## Start Information provided
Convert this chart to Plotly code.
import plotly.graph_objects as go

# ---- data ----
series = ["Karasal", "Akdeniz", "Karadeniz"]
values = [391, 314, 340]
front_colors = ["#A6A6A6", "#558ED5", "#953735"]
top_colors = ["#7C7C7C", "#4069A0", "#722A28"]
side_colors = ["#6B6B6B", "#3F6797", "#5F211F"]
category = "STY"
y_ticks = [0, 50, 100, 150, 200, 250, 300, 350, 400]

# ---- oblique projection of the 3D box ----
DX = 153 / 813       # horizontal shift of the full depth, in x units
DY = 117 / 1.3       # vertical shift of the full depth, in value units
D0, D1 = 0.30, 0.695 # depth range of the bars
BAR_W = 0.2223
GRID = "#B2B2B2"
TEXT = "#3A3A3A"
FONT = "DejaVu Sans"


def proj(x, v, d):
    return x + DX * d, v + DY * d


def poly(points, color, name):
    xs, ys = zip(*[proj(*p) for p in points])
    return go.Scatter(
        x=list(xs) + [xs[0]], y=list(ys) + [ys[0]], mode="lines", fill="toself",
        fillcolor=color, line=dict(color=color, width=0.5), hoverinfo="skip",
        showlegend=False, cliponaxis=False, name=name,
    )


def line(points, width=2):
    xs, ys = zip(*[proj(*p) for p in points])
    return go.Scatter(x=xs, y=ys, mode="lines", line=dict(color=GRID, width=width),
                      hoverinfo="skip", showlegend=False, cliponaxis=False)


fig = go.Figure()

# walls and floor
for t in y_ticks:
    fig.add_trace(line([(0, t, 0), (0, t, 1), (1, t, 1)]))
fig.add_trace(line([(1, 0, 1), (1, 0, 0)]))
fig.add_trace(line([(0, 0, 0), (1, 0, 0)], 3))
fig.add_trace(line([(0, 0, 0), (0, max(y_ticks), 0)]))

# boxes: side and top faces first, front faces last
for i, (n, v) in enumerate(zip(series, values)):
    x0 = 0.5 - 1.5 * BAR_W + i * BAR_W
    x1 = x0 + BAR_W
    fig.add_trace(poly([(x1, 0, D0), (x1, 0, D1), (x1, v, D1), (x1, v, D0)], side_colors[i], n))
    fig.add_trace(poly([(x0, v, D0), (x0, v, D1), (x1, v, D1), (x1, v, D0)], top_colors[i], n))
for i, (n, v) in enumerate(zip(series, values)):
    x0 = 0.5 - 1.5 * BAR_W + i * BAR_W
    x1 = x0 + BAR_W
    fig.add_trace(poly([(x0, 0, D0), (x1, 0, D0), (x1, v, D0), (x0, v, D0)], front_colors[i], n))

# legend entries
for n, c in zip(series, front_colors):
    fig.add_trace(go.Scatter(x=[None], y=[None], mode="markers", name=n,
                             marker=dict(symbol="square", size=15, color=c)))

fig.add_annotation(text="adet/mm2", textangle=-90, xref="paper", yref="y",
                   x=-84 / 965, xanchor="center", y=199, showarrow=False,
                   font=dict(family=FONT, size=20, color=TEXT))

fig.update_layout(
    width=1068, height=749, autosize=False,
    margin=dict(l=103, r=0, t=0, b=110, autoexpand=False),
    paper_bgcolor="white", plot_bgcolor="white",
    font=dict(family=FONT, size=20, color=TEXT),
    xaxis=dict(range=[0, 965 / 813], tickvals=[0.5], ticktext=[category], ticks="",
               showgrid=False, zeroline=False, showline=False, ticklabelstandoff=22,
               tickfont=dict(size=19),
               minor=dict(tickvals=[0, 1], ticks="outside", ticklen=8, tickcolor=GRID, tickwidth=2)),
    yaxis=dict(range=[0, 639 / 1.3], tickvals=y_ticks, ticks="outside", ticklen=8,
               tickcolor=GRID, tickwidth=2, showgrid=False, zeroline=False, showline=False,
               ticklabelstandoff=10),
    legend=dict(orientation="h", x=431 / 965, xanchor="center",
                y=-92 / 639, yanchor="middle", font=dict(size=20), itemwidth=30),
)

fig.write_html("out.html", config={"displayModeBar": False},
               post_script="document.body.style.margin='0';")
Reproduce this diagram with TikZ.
## End Information provided
Starting with the first line of the data above, copy each line exactly until you reach the line with "y_ticks = [0, 50, 100, 150, 200, 250, 300, 350, 400]"; include that line as well.

- **Written response**:
Convert this chart to Plotly code.
import plotly.graph_objects as go

# ---- data ----
series = ["Karasal", "Akdeniz", "Karadeniz"]
values = [391, 314, 340]
front_colors = ["#A6A6A6", "#558ED5", "#953735"]
top_colors = ["#7C7C7C", "#4069A0", "#722A28"]
side_colors = ["#6B6B6B", "#3F6797", "#5F211F"]
category = "STY"
y_ticks = [0, 50, 100, 150, 200, 250, 300, 350, 400]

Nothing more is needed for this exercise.